Perita do Mecanismo Nacional de Prevenção e Combate à Tortura, Camila Sabino segue na mesma linha. "No histórico de inspeções que fazemos, quando é feita de modo virtual, a pessoa privada de liberdade não está efetivamente protegida", diz.
"Em uma das inspeções [em São Paulo], vimos que existem salas com câmeras e janelas de vidro. Não tem como assegurar que um policial penal não vá fazer uma leitura labial e há pontos cegos nas câmeras", afirma.
Em São Paulo, o TJ-SP (Tribunal de Justiça do Estado de São Paulo) pediu, em um ofício de 10 de outubro ao CNJ, que seja mantida a realização de audiências de custódia por videoconferência, ao menos na Justiça paulista.
Entre as justificativas, o tribunal diz que já empenhou esforços para ampliar a realização das audiências por vídeo, e cita que 33 das 54 circunscrições judiciárias (unidades administrativas do Judiciário) paulistas já utilizam a modalidade.
O órgão afirma que realizou 62 mil audiências de custódia, 34 mil delas por videoconferência. Questionado pela reportagem, o tribunal diz não ter dados sobre relatos de tortura.
Para Leonardo, do IDDD, os números não permitem uma leitura sobre eficiência. "Sucesso não é isso. Sucesso, em processo penal, significa a qualidade do ato que se pratica, e não a mera formalidade de ter sido praticado", diz ele.
Um dos argumentos utilizados no pedido é um projeto-piloto em Guarulhos, que o TJ-SP considera um sucesso. Em 2021, a estrutura para audiências remotas foi montada na Delegacia Seccional de Polícia da cidade --ponto criticado pela Defensoria Pública, por manter o preso em um ambiente no qual o policial que efetuou a prisão pode estar presente.
Como benefícios, o tribunal cita a redução de custos, de deslocamentos e da necessidade de escolta, além do uso de câmeras "que permitem a visualização total do custodiado", segundo o texto.
A visualização da sala, no entanto, é criticada por uma nota técnica do Núcleo Especializado de Situação Carcerária da Defensoria Pública do Estado de São Paulo.

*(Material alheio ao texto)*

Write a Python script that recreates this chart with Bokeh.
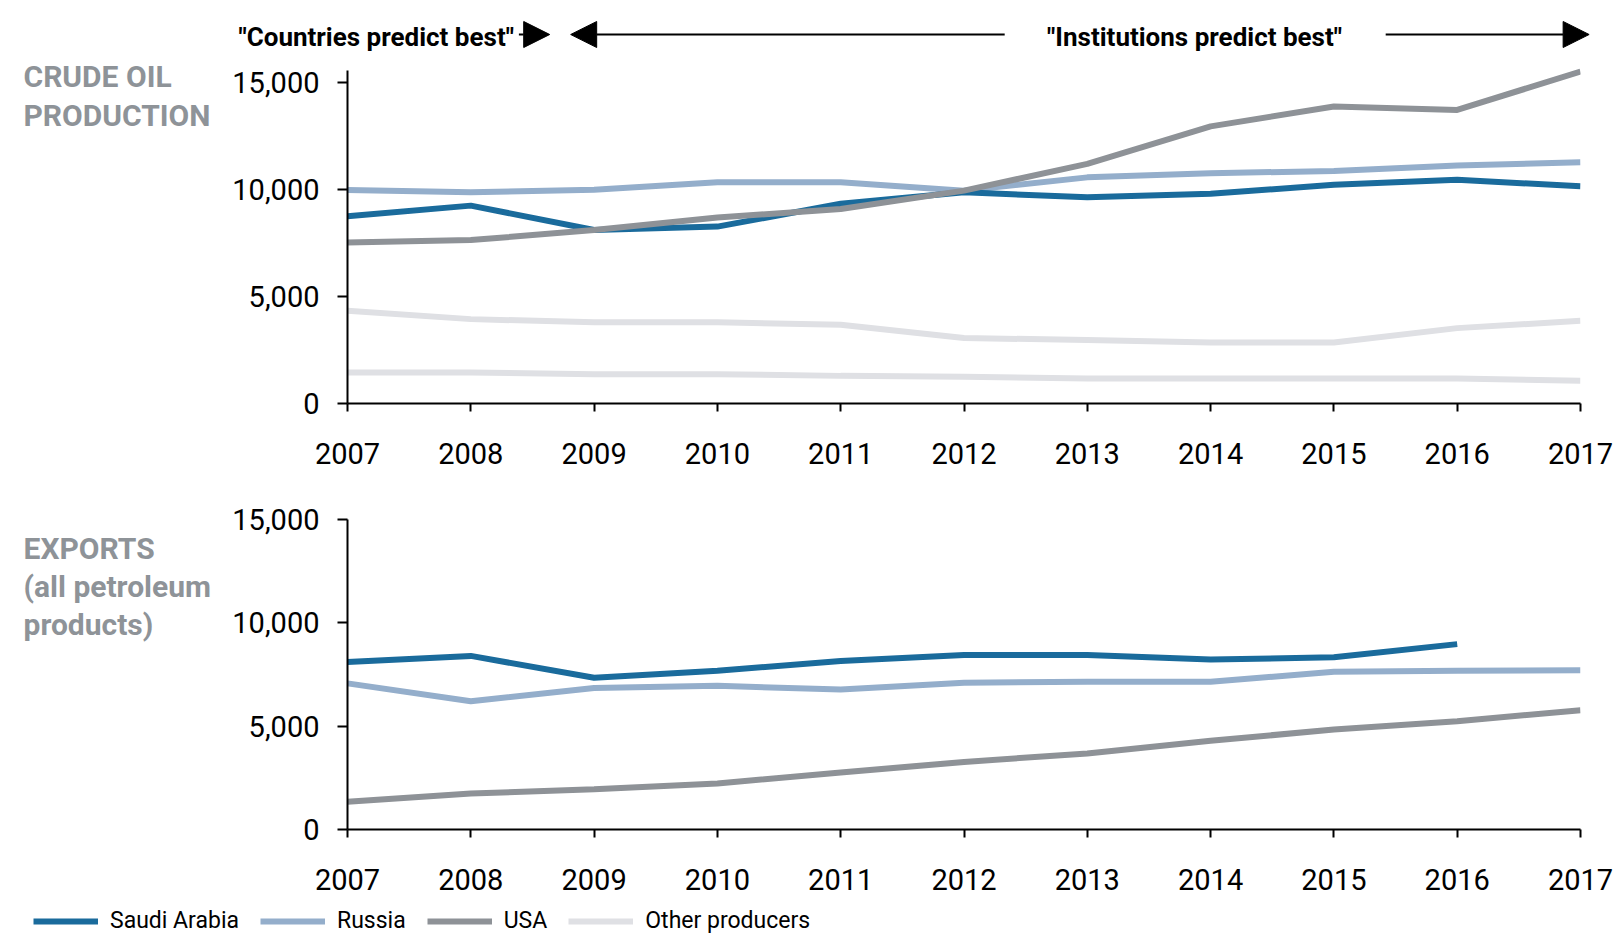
import numpy as np
from bokeh.plotting import figure
from bokeh.layouts import column, row
from bokeh.models import (Range1d, FixedTicker, NumeralTickFormatter, Label, Arrow,
                          NormalHead, Legend, LegendItem)
from bokeh.embed import file_html
from bokeh.resources import INLINE

# ---------------- data ----------------
years = [2007, 2008, 2009, 2010, 2011, 2012, 2013, 2014, 2015, 2016, 2017]

prod_saudi = [8740, 9240, 8100, 8260, 9330, 9860, 9630, 9790, 10220, 10450, 10140]
prod_russia = [9970, 9860, 9980, 10330, 10330, 9940, 10560, 10750, 10860, 11110, 11260]
prod_usa = [7520, 7630, 8100, 8690, 9080, 9940, 11190, 12940, 13870, 13710, 15500]
prod_other_a = [4330, 3940, 3790, 3790, 3680, 3060, 2960, 2850, 2850, 3520, 3860]
prod_other_b = [1450, 1450, 1370, 1370, 1290, 1250, 1170, 1170, 1170, 1170, 1060]

exp_saudi = [8110, 8400, 7340, 7680, 8150, 8440, 8440, 8230, 8330, 8970, None]
exp_russia = [7070, 6210, 6850, 6950, 6780, 7100, 7150, 7150, 7630, 7680, 7710]
exp_usa = [1340, 1740, 1950, 2230, 2760, 3270, 3680, 4290, 4840, 5240, 5770]

y_ticks = [0, 5000, 10000, 15000]
series_names = ["Saudi Arabia", "Russia", "USA", "Other producers"]
title_prod = ["CRUDE OIL", "PRODUCTION"]
title_exp = ["EXPORTS", "(all petroleum", "products)"]
note_left = "\"Countries predict best\""
note_right = "\"Institutions predict best\""
# annotation anchors on the year axis
note_left_end = 2008.35
note_right_center = 2013.87
arrow_spans = [(2008.39, 2008.64), (2012.33, 2008.81), (2015.42, 2017.07)]

# ---------------- style / layout ----------------
FONT = "Roboto"
C_SAUDI = "#1a6b9c"
C_RUSSIA = "#94aecb"
C_USA = "#8e9297"
C_OTHER = "#dfe0e4"
C_TITLE = "#8e9398"
LW = 6

W = 1615
LEFT_W = 222
MAIN_W = W - LEFT_W
FRAME_L, FRAME_R = 347, 1580          # page x of 2007 and 2017
PPY = (FRAME_R - FRAME_L) / 10.0
STRIP_H = 60
ROW1_TOP, ROW1_H = 60, 428
F1_TOP, F1_AXIS_TOP, F1_BOT = 60, 70, 403     # page y: frame top, axis top, zero line
ROW2_TOP, ROW2_H = 488, 417
F2_TOP, F2_BOT = 519, 829
LEG_H = 31

Y1_AXIS_END = 15550
Y1_END = Y1_AXIS_END * (F1_BOT - F1_TOP) / (F1_BOT - F1_AXIS_TOP)


def to_arr(v):
    return np.array([np.nan if a is None else a for a in v], dtype=float)


def blank(width, height, xr, yr, top=0, bottom=0):
    p = figure(width=width, height=height, x_range=xr, y_range=yr,
               x_axis_location=None, y_axis_location=None,
               output_backend="svg", toolbar_location=None,
               min_border_left=0, min_border_right=0,
               min_border_top=top, min_border_bottom=bottom)
    p.xgrid.visible = False
    p.ygrid.visible = False
    p.outline_line_color = None
    return p


def style(p, ybounds):
    p.xgrid.visible = False
    p.ygrid.visible = False
    p.outline_line_color = None
    xa = p.xaxis[0]
    xa.ticker = FixedTicker(ticks=years)
    xa.major_label_overrides = {y: str(y) for y in years}
    xa.axis_line_width = 2
    xa.axis_line_color = "black"
    xa.major_tick_line_width = 2
    xa.major_tick_line_color = "black"
    xa.major_tick_in = 0
    xa.major_tick_out = 8
    xa.minor_tick_line_color = None
    xa.major_label_text_font = FONT
    xa.major_label_text_font_size = "29px"
    xa.major_label_text_color = "black"
    xa.major_label_standoff = 31
    ya = p.yaxis[0]
    ya.bounds = ybounds
    ya.ticker = FixedTicker(ticks=y_ticks)
    ya.formatter = NumeralTickFormatter(format="0,0")
    ya.axis_line_width = 2
    ya.axis_line_color = "black"
    ya.major_tick_line_width = 2
    ya.major_tick_line_color = "black"
    ya.major_tick_in = 0
    ya.major_tick_out = 10
    ya.minor_tick_line_color = None
    ya.major_label_text_font = FONT
    ya.major_label_text_font_size = "29px"
    ya.major_label_text_color = "black"
    ya.major_label_standoff = 18


def side_labels(lines, baselines, row_top, row_h, f_top, f_bot):
    # frame identical to the neighbouring chart's frame; data y ~ page y
    p = blank(LEFT_W, row_h, Range1d(0, LEFT_W), Range1d(f_bot, f_top),
              top=f_top - row_top, bottom=row_top + row_h - f_bot)
    for txt, base in zip(lines, baselines):
        p.add_layout(Label(x=23, y=base, text=txt, text_font=FONT,
                           text_font_style="bold", text_font_size="30px", text_color=C_TITLE,
                           text_align="left", text_baseline="alphabetic"))
    return p


x = np.array(years, dtype=float)

# ---------------- annotation strip ----------------
strip = blank(W, STRIP_H,
              Range1d(years[0] - FRAME_L / PPY, years[-1] + (W - FRAME_R) / PPY),
              Range1d(0, STRIP_H))
strip.add_layout(Label(x=note_left_end, y=STRIP_H - 36, text=note_left,
                       text_font=FONT, text_font_style="bold", text_font_size="26px",
                       text_color="black", text_align="right", text_baseline="middle"))
strip.add_layout(Label(x=note_right_center, y=STRIP_H - 36, text=note_right,
                       text_font=FONT, text_font_style="bold", text_font_size="26px",
                       text_color="black", text_align="center", text_baseline="middle"))
for xs, xe in arrow_spans:
    strip.add_layout(Arrow(end=NormalHead(size=26, fill_color="black", line_color="black",
                                          line_width=1),
                           x_start=xs, y_start=STRIP_H - 34, x_end=xe, y_end=STRIP_H - 34,
                           line_color="black", line_width=2))

# ---------------- top panel ----------------
lab1 = side_labels(title_prod, [76, 115], ROW1_TOP, ROW1_H, F1_TOP, F1_BOT)

p1 = figure(width=MAIN_W, height=ROW1_H, x_range=Range1d(2007, 2017), y_range=Range1d(0, Y1_END),
            output_backend="svg", toolbar_location=None,
            min_border_left=FRAME_L - LEFT_W, min_border_right=W - FRAME_R,
            min_border_top=F1_TOP - ROW1_TOP, min_border_bottom=ROW1_TOP + ROW1_H - F1_BOT)
style(p1, (0, Y1_AXIS_END))
p1.line(x, to_arr(prod_other_b), line_color=C_OTHER, line_width=LW)
p1.line(x, to_arr(prod_other_a), line_color=C_OTHER, line_width=LW)
p1.line(x, to_arr(prod_russia), line_color=C_RUSSIA, line_width=LW)
p1.line(x, to_arr(prod_saudi), line_color=C_SAUDI, line_width=LW)
p1.line(x, to_arr(prod_usa), line_color=C_USA, line_width=LW)

# ---------------- bottom panel ----------------
lab2 = side_labels(title_exp, [548, 586, 624], ROW2_TOP, ROW2_H, F2_TOP, F2_BOT)

p2 = figure(width=MAIN_W, height=ROW2_H, x_range=Range1d(2007, 2017), y_range=Range1d(0, 15000),
            output_backend="svg", toolbar_location=None,
            min_border_left=FRAME_L - LEFT_W, min_border_right=W - FRAME_R,
            min_border_top=F2_TOP - ROW2_TOP, min_border_bottom=ROW2_TOP + ROW2_H - F2_BOT)
style(p2, (0, 15000))
p2.line(x, to_arr(exp_russia), line_color=C_RUSSIA, line_width=LW)
p2.line(x, to_arr(exp_usa), line_color=C_USA, line_width=LW)
p2.line(x, to_arr(exp_saudi), line_color=C_SAUDI, line_width=LW)

# ---------------- legend strip ----------------
leg = blank(W, LEG_H, Range1d(0, 1), Range1d(0, 1))
leg_colors = [C_SAUDI, C_RUSSIA, C_USA, C_OTHER]
items = []
for name, col in zip(series_names, leg_colors):
    r = leg.line(x=[np.nan], y=[np.nan], line_color=col, line_width=LW)
    items.append(LegendItem(label=name, renderers=[r]))
legend = Legend(items=items, orientation="horizontal", location=(33, 2),
                glyph_width=65, glyph_height=26, label_height=26, label_standoff=12,
                spacing=21, padding=0, margin=0, border_line_color=None,
                background_fill_alpha=0, label_text_font=FONT, label_text_font_size="23px",
                label_text_color="black")
leg.add_layout(legend)

layout = column(strip, row(lab1, p1, spacing=0), row(lab2, p2, spacing=0), leg, spacing=0)
open("out.html", "w").write(file_html(layout, INLINE))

O documento cita o relato de um defensor público que participou de audiências no local, e que apontou pontos cegos.
Segundo o texto, houve interrupções em momentos diversos na videoconferência, que impossibilitam a sensação de proteção da informação.
"Como o link de audiência é o mesmo para entrevista, muitas vezes os/as Promotores/as de Justiça ingressam durante a entrevista, devendo o/a Defensor/a Público/a ficar atento, interromper a entrevista e solicitar a retirada", diz o relato no documento da Defensoria.
"Era possível ver agentes nas imagens. Como eram os mesmos uniformes, a pessoa se sentia falando com as próprias pessoas que a prenderam, e não no Fórum, com outra escolta, outro ambiente. Foi um projeto piloto que, no meu entender, foi fracassado", afirma o defensor público Diego Polachini.
De acordo com ele, as audiências remotas são exceções para casos extremos, e não é viável, do ponto de vista legal, regulamentar o modelo de forma permanente. "São casos muito absurdos, como uma pessoa internada, porque levou um tiro, que são casos graves. Mas o Tribunal quer transformar isso numa regra", afirma.